▶ [PROBLEM DESCRIPTION]:
Without the pictures, return all of the material exactly as written.

▶ [GIVEN INFORMATION]:
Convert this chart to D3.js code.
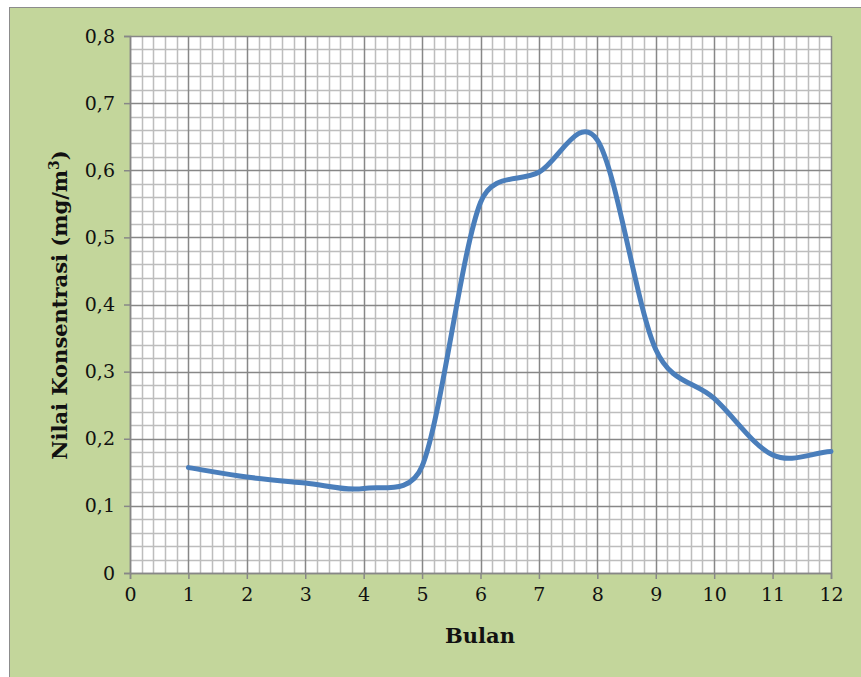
<!DOCTYPE html>
<html>
<head>
<meta charset="utf-8">
<script src="https://cdn.jsdelivr.net/npm/d3@7"></script>
<style>
  body { margin: 0; background: #fff; }
  text { font-family: "DejaVu Serif", "Liberation Serif", serif; fill: #111; }
</style>
</head>
<body>
<div id="chart"></div>
<script>
// months and concentration values
var bulan = [1, 2, 3, 4, 5, 6, 7, 8, 9, 10, 11, 12];
var nilai = [0.157, 0.143, 0.134, 0.126, 0.159, 0.552, 0.597, 0.645, 0.333, 0.26, 0.176, 0.181];
var xTicks = [0, 1, 2, 3, 4, 5, 6, 7, 8, 9, 10, 11, 12];
var yTicks = [0, 0.1, 0.2, 0.3, 0.4, 0.5, 0.6, 0.7, 0.8];

var W = 861, H = 677;
var pLeft = 130, pRight = 831, pTop = 36, pBottom = 573;

var svg = d3.select("#chart").append("svg")
  .attr("width", W).attr("height", H);

// chart background
svg.append("rect")
  .attr("x", 9.5).attr("y", 7.5)
  .attr("width", W - 9).attr("height", H - 7)
  .attr("fill", "#c3d69b")
  .attr("stroke", "#8c8c8c");

var x = d3.scaleLinear().domain([0, 12]).range([pLeft, pRight]);
var y = d3.scaleLinear().domain([0, 0.8]).range([pBottom, pTop]);

svg.append("rect")
  .attr("x", pLeft).attr("y", pTop)
  .attr("width", pRight - pLeft).attr("height", pBottom - pTop)
  .attr("fill", "#fff");

// minor grid
var g = svg.append("g");
var minorX = d3.range(0, 60).map(function(i) { return i * 0.2; }).filter(function(d, i) { return i % 5 != 0; });
var minorY = d3.range(0, 40).map(function(i) { return i * 0.02; }).filter(function(d, i) { return i % 5 != 0; });

g.selectAll(".mx").data(minorX).enter().append("line")
  .attr("x1", function(d) { return Math.round(x(d)) + 0.5; })
  .attr("x2", function(d) { return Math.round(x(d)) + 0.5; })
  .attr("y1", pTop).attr("y2", pBottom)
  .attr("stroke", "#bdbdbd").attr("stroke-width", 1.5);

g.selectAll(".my").data(minorY).enter().append("line")
  .attr("y1", function(d) { return Math.round(y(d)) + 0.5; })
  .attr("y2", function(d) { return Math.round(y(d)) + 0.5; })
  .attr("x1", pLeft).attr("x2", pRight)
  .attr("stroke", "#bdbdbd").attr("stroke-width", 1.5);

// major grid
g.selectAll(".Mx").data(xTicks).enter().append("line")
  .attr("x1", function(d) { return Math.round(x(d)) + 0.5; })
  .attr("x2", function(d) { return Math.round(x(d)) + 0.5; })
  .attr("y1", pTop).attr("y2", pBottom)
  .attr("stroke", "#878787").attr("stroke-width", 1.5);

g.selectAll(".My").data(yTicks).enter().append("line")
  .attr("y1", function(d) { return Math.round(y(d)) + 0.5; })
  .attr("y2", function(d) { return Math.round(y(d)) + 0.5; })
  .attr("x1", pLeft).attr("x2", pRight)
  .attr("stroke", "#878787").attr("stroke-width", 1.5);

// axes
var fmt = function(d) { return d3.format(".1f")(d).replace(".", ","); };

var xAxis = d3.axisBottom(x).tickValues(xTicks).tickSize(6).tickPadding(9);
var yAxis = d3.axisLeft(y).tickValues(yTicks).tickSize(6).tickPadding(9)
  .tickFormat(function(d) { return d == 0 ? "0" : fmt(d); });

var gx = svg.append("g").attr("transform", "translate(0," + pBottom + ")").call(xAxis);
var gy = svg.append("g").attr("transform", "translate(" + pLeft + ",0)").call(yAxis);

[gx, gy].forEach(function(a) {
  a.select(".domain").attr("stroke", "#878787").attr("stroke-width", 1.5);
  a.selectAll(".tick line").attr("stroke", "#878787").attr("stroke-width", 1.5);
  a.selectAll("text").attr("font-size", 19).attr("fill", "#111")
    .style("font-family", "'DejaVu Serif', serif");
});

// smoothed line, Excel style: catmull-rom tangents (1/6) but control
// points clamped to half the segment length
function smoothPath(pts) {
  var p = d3.path();
  var dist = function(a, b) { return Math.hypot(b[0] - a[0], b[1] - a[1]); };
  p.moveTo(pts[0][0], pts[0][1]);
  for (var i = 0; i < pts.length - 1; i++) {
    var p0 = pts[i > 0 ? i - 1 : i], p1 = pts[i], p2 = pts[i + 1];
    var p3 = pts[i + 2 < pts.length ? i + 2 : i + 1];
    var d12 = dist(p1, p2), d02 = dist(p0, p2), d13 = dist(p1, p3);
    var f0 = i == 0 ? 1 / 3 : 1 / 6;
    var f1 = i + 2 >= pts.length ? 1 / 3 : 1 / 6;
    if (d02 * f0 > d12 / 2) f0 = d12 / 2 / d02;
    if (d13 * f1 > d12 / 2) f1 = d12 / 2 / d13;
    p.bezierCurveTo(
      p1[0] + f0 * (p2[0] - p0[0]), p1[1] + f0 * (p2[1] - p0[1]),
      p2[0] - f1 * (p3[0] - p1[0]), p2[1] - f1 * (p3[1] - p1[1]),
      p2[0], p2[1]);
  }
  return p.toString();
}

var pts = nilai.map(function(v, i) { return [x(bulan[i]), y(v)]; });

svg.append("path")
  .attr("d", smoothPath(pts))
  .attr("fill", "none")
  .attr("stroke", "#4a7ebb")
  .attr("stroke-width", 5)
  .attr("stroke-linecap", "round");

// titles
svg.append("text")
  .attr("x", 480).attr("y", 643)
  .attr("text-anchor", "middle")
  .attr("font-size", 21).attr("font-weight", "bold")
  .text("Bulan");

var yt = svg.append("text")
  .attr("transform", "translate(67,305) rotate(-90)")
  .attr("text-anchor", "middle")
  .attr("font-size", 21).attr("font-weight", "bold");
yt.append("tspan").text("Nilai Konsentrasi (mg/m");
yt.append("tspan").attr("font-size", 14).attr("dy", -8).text("3");
yt.append("tspan").attr("dy", 8).text(")");
</script>
</body>
</html>
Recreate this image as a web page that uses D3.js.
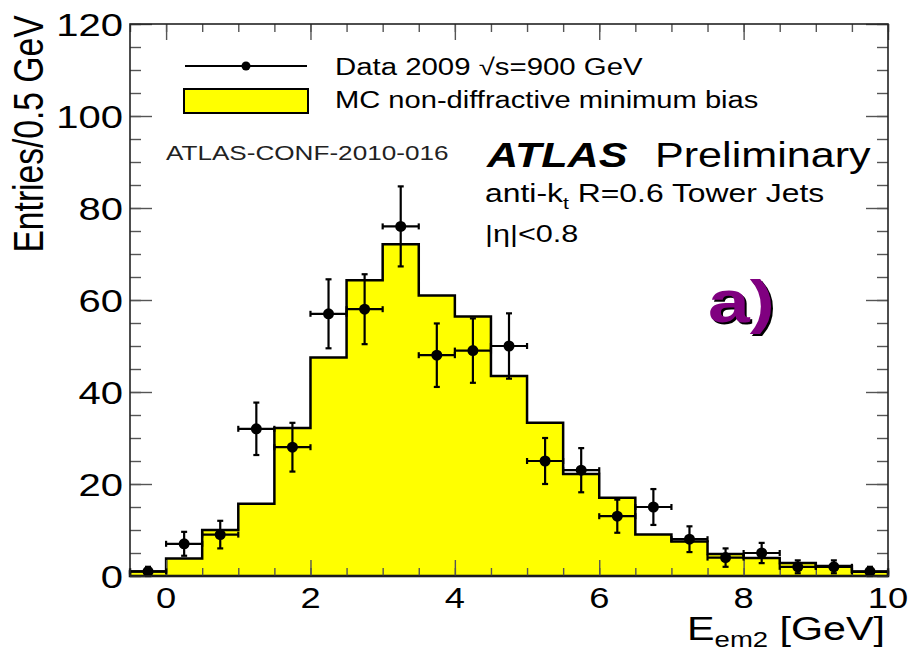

▶ [OUTPUT BELOW]:
Convert this chart to D3.js code.
<!DOCTYPE html>
<html>
<head>
<meta charset="utf-8">
<script src="https://cdn.jsdelivr.net/npm/d3@7"></script>
<style>
  body { margin: 0; background: #fff; }
  text { font-family: "DejaVu Serif", "Liberation Serif", serif; fill: #111; }
</style>
</head>
<body>
<div id="chart"></div>
<script>
// months and concentration values
var bulan = [1, 2, 3, 4, 5, 6, 7, 8, 9, 10, 11, 12];
var nilai = [0.157, 0.143, 0.134, 0.126, 0.159, 0.552, 0.597, 0.645, 0.333, 0.26, 0.176, 0.181];
var xTicks = [0, 1, 2, 3, 4, 5, 6, 7, 8, 9, 10, 11, 12];
var yTicks = [0, 0.1, 0.2, 0.3, 0.4, 0.5, 0.6, 0.7, 0.8];

var W = 861, H = 677;
var pLeft = 130, pRight = 831, pTop = 36, pBottom = 573;

var svg = d3.select("#chart").append("svg")
  .attr("width", W).attr("height", H);

// chart background
svg.append("rect")
  .attr("x", 9.5).attr("y", 7.5)
  .attr("width", W - 9).attr("height", H - 7)
  .attr("fill", "#c3d69b")
  .attr("stroke", "#8c8c8c");

var x = d3.scaleLinear().domain([0, 12]).range([pLeft, pRight]);
var y = d3.scaleLinear().domain([0, 0.8]).range([pBottom, pTop]);

svg.append("rect")
  .attr("x", pLeft).attr("y", pTop)
  .attr("width", pRight - pLeft).attr("height", pBottom - pTop)
  .attr("fill", "#fff");

// minor grid
var g = svg.append("g");
var minorX = d3.range(0, 60).map(function(i) { return i * 0.2; }).filter(function(d, i) { return i % 5 != 0; });
var minorY = d3.range(0, 40).map(function(i) { return i * 0.02; }).filter(function(d, i) { return i % 5 != 0; });

g.selectAll(".mx").data(minorX).enter().append("line")
  .attr("x1", function(d) { return Math.round(x(d)) + 0.5; })
  .attr("x2", function(d) { return Math.round(x(d)) + 0.5; })
  .attr("y1", pTop).attr("y2", pBottom)
  .attr("stroke", "#bdbdbd").attr("stroke-width", 1.5);

g.selectAll(".my").data(minorY).enter().append("line")
  .attr("y1", function(d) { return Math.round(y(d)) + 0.5; })
  .attr("y2", function(d) { return Math.round(y(d)) + 0.5; })
  .attr("x1", pLeft).attr("x2", pRight)
  .attr("stroke", "#bdbdbd").attr("stroke-width", 1.5);

// major grid
g.selectAll(".Mx").data(xTicks).enter().append("line")
  .attr("x1", function(d) { return Math.round(x(d)) + 0.5; })
  .attr("x2", function(d) { return Math.round(x(d)) + 0.5; })
  .attr("y1", pTop).attr("y2", pBottom)
  .attr("stroke", "#878787").attr("stroke-width", 1.5);

g.selectAll(".My").data(yTicks).enter().append("line")
  .attr("y1", function(d) { return Math.round(y(d)) + 0.5; })
  .attr("y2", function(d) { return Math.round(y(d)) + 0.5; })
  .attr("x1", pLeft).attr("x2", pRight)
  .attr("stroke", "#878787").attr("stroke-width", 1.5);

// axes
var fmt = function(d) { return d3.format(".1f")(d).replace(".", ","); };

var xAxis = d3.axisBottom(x).tickValues(xTicks).tickSize(6).tickPadding(9);
var yAxis = d3.axisLeft(y).tickValues(yTicks).tickSize(6).tickPadding(9)
  .tickFormat(function(d) { return d == 0 ? "0" : fmt(d); });

var gx = svg.append("g").attr("transform", "translate(0," + pBottom + ")").call(xAxis);
var gy = svg.append("g").attr("transform", "translate(" + pLeft + ",0)").call(yAxis);

[gx, gy].forEach(function(a) {
  a.select(".domain").attr("stroke", "#878787").attr("stroke-width", 1.5);
  a.selectAll(".tick line").attr("stroke", "#878787").attr("stroke-width", 1.5);
  a.selectAll("text").attr("font-size", 19).attr("fill", "#111")
    .style("font-family", "'DejaVu Serif', serif");
});

// smoothed line, Excel style: catmull-rom tangents (1/6) but control
// points clamped to half the segment length
function smoothPath(pts) {
  var p = d3.path();
  var dist = function(a, b) { return Math.hypot(b[0] - a[0], b[1] - a[1]); };
  p.moveTo(pts[0][0], pts[0][1]);
  for (var i = 0; i < pts.length - 1; i++) {
    var p0 = pts[i > 0 ? i - 1 : i], p1 = pts[i], p2 = pts[i + 1];
    var p3 = pts[i + 2 < pts.length ? i + 2 : i + 1];
    var d12 = dist(p1, p2), d02 = dist(p0, p2), d13 = dist(p1, p3);
    var f0 = i == 0 ? 1 / 3 : 1 / 6;
    var f1 = i + 2 >= pts.length ? 1 / 3 : 1 / 6;
    if (d02 * f0 > d12 / 2) f0 = d12 / 2 / d02;
    if (d13 * f1 > d12 / 2) f1 = d12 / 2 / d13;
    p.bezierCurveTo(
      p1[0] + f0 * (p2[0] - p0[0]), p1[1] + f0 * (p2[1] - p0[1]),
      p2[0] - f1 * (p3[0] - p1[0]), p2[1] - f1 * (p3[1] - p1[1]),
      p2[0], p2[1]);
  }
  return p.toString();
}

var pts = nilai.map(function(v, i) { return [x(bulan[i]), y(v)]; });

svg.append("path")
  .attr("d", smoothPath(pts))
  .attr("fill", "none")
  .attr("stroke", "#4a7ebb")
  .attr("stroke-width", 5)
  .attr("stroke-linecap", "round");

// titles
svg.append("text")
  .attr("x", 480).attr("y", 643)
  .attr("text-anchor", "middle")
  .attr("font-size", 21).attr("font-weight", "bold")
  .text("Bulan");

var yt = svg.append("text")
  .attr("transform", "translate(67,305) rotate(-90)")
  .attr("text-anchor", "middle")
  .attr("font-size", 21).attr("font-weight", "bold");
yt.append("tspan").text("Nilai Konsentrasi (mg/m");
yt.append("tspan").attr("font-size", 14).attr("dy", -8).text("3");
yt.append("tspan").attr("dy", 8).text(")");
</script>
</body>
</html>
Recreate this image as a web page that uses D3.js.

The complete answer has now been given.